Ricky Martin "Livin' La Vida Loca" # # # # #
Directed by Wayne Isham
I can't exactly blame the VMA's for nominating Ricky Martin's English-language debut "Livin' La Vida Loca" because not only did it launch a Latin craze that brought us Enrique, Marc Anthony and a pre-J. Lo Jennifer Lopez but it also suckered me into thinking that this video was the real deal. As an 11 year old, I thought that this video was fun and carefree and the song, with its blazing brass, sultry delivery, unapologetic frankness about sex, was unlike anything I had ever heard before (I must say that I was quite sheltered in elementary school). Looking back now, the song is still pretty catchy and not quite as embarrassing as you'd expect, but that video is the complete epitome of cornball. There's not one stereotype about Latin music or Latin men in general that director Wayne Isham doesn't hit on: Is Ricky a good lover? Check. Is Ricky a bandleader a la Ricky Ricardo? Check. Is there a bunch of Latinos doing crazy salsa moves and looking quite slick? Check. Fine, if not respectable during its time, but lets just leave "Livin' La Vida Loca" in '99 and never mention it again, okay?

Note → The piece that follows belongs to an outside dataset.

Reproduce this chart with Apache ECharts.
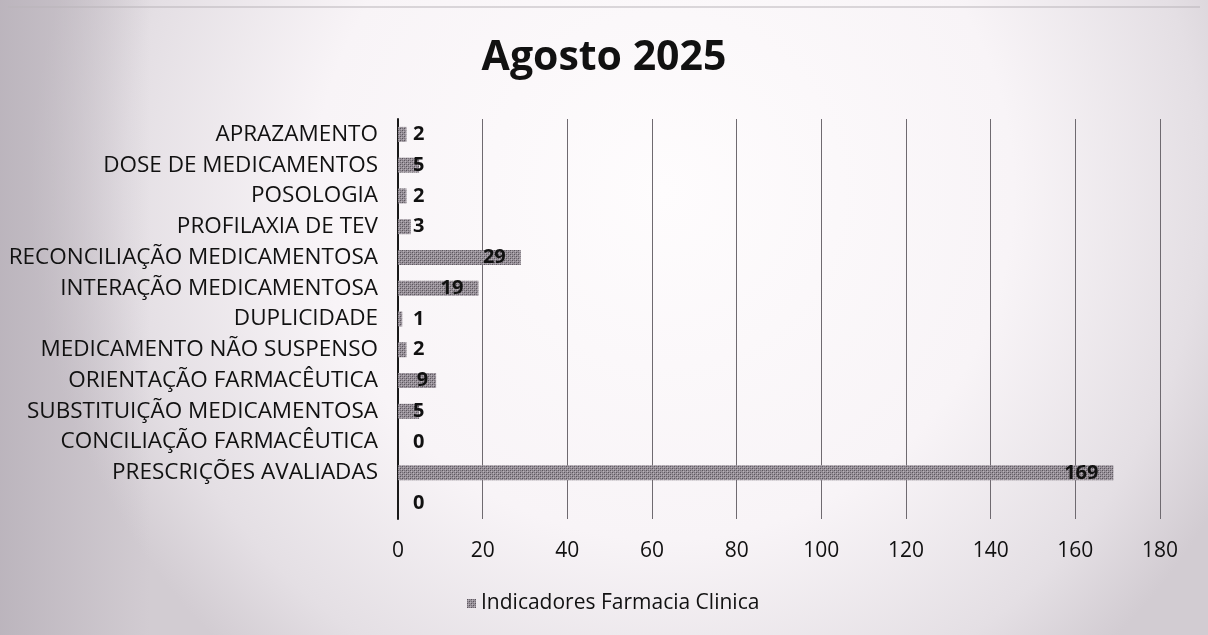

Backstreet Boys "I Want It That Way" # # # # #
Directed by Wayne Isham
Except for possibly "Everybody (Backstreet's Back)" and "Larger Than Life," it can be argued that the Backstreet Boys never really contributed anything substantial to the music video artform. Borrowing from the Take That "Back For Good"-style of standing around, doing generic "boy band" poses and a couple of small choreographed routines, the Backstreet Boys' videos were often throwaways that were only used to capitalize on the frenzy surrounding them on MTV (and, most importantly, TRL). I can see why the VMA's went for this back in 1999-- the song was an enormous success on the channel and the album it came from, Milennium, was the first album to sell one million copies in its first week-- but today it's just inexcusable that this complete waste of a video took one of the Video of the Year spots. In "I Want It That Way," the Boys literally stand around and do nothing for the entire 3 and a 1/2 minutes. There's a couple of poses and ten seconds of the lamest choreography, but mostly it's them standing in front of an airplane, standing in front of a crowd of rabid fans and walking along the airport terminal. And it doesn't even have the shamelessness of the rain sequence in "Quit Playing Games," the amazing pop song in "As Long As You Love Me" or the bright colors of "All I Have to Give" (sorry, that's the only positive I can come up for that video). "I Want It That Way" is a complete and utter waste of time that's so bad I can't believe someone actually got paid to think of this concept and direct this piece of trash.